Attacking midfielder Jack Grealish, who was bought by City for a British transfer record fee of €117.50M, hasn’t been able to replicate the influence he had at Aston Villa, where he was the biggest chance creator in the league last year. At City, unlike at Villa, Grealish doesn’t get the luxury of hogging onto the ball or isn’t expected to dictate the play. Striker Zlatan Ibrahimovic, who played under Guardiola in 2010-11, spoke of his uneasy stint at Barcelona. If Guardiola had his way, he would have not sanctioned the signing of Ibrahimovic.
When he came in to bring in a culture reset at Barcelona in 2008, he showed the door to Ronaldinho, Deco and Samuel Eto’o, and at Bayern Munich, he forced out Mario Manduzkic, who had scored in the Champions League final the previous season.
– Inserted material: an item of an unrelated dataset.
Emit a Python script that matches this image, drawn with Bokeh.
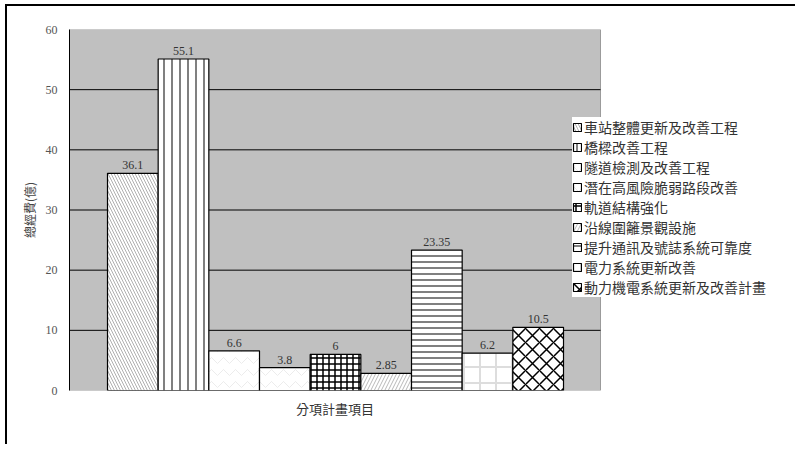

In 2018, Begiristain spoke about the difference between working in Barcelona when compared to Man City. “It’s very different from working at Barcelona,” he said. “Here the owners are happy to let us do our work, but they are absolutely professional. At Barcelona, there were so many board members. Politics.”
Before the end of the season, City announced the signing of the sought-after Norwegian striker Erling Haaland, who is believed to have a new-gen Ibrahimovic-esque personality. There are arguments already on whether this union will be fruitful and who will have to adapt to whose style? Guardiola has heard those comments too. “Listen, I hear that he’s not going to adapt to the way we play? So, I would like to ask, ‘How is the way we play?’ And I’m pretty sure they don’t know it,” he shot back.
He added, “He hasn’t come here for two months, three months – he’s come for many years, I hope so. If he needs more time, more time. We’ll try to help him, and I’m pretty sure he’ll try to help us. I don’t have any doubts about that.”
The 21-year-old Haaland is of the right age and talent for Guardiola to work his magic. If Haaland fires, he could prove to be the difference-maker in City and Guardiola’s hunt for Champions League success and complete the missing piece in his City Project.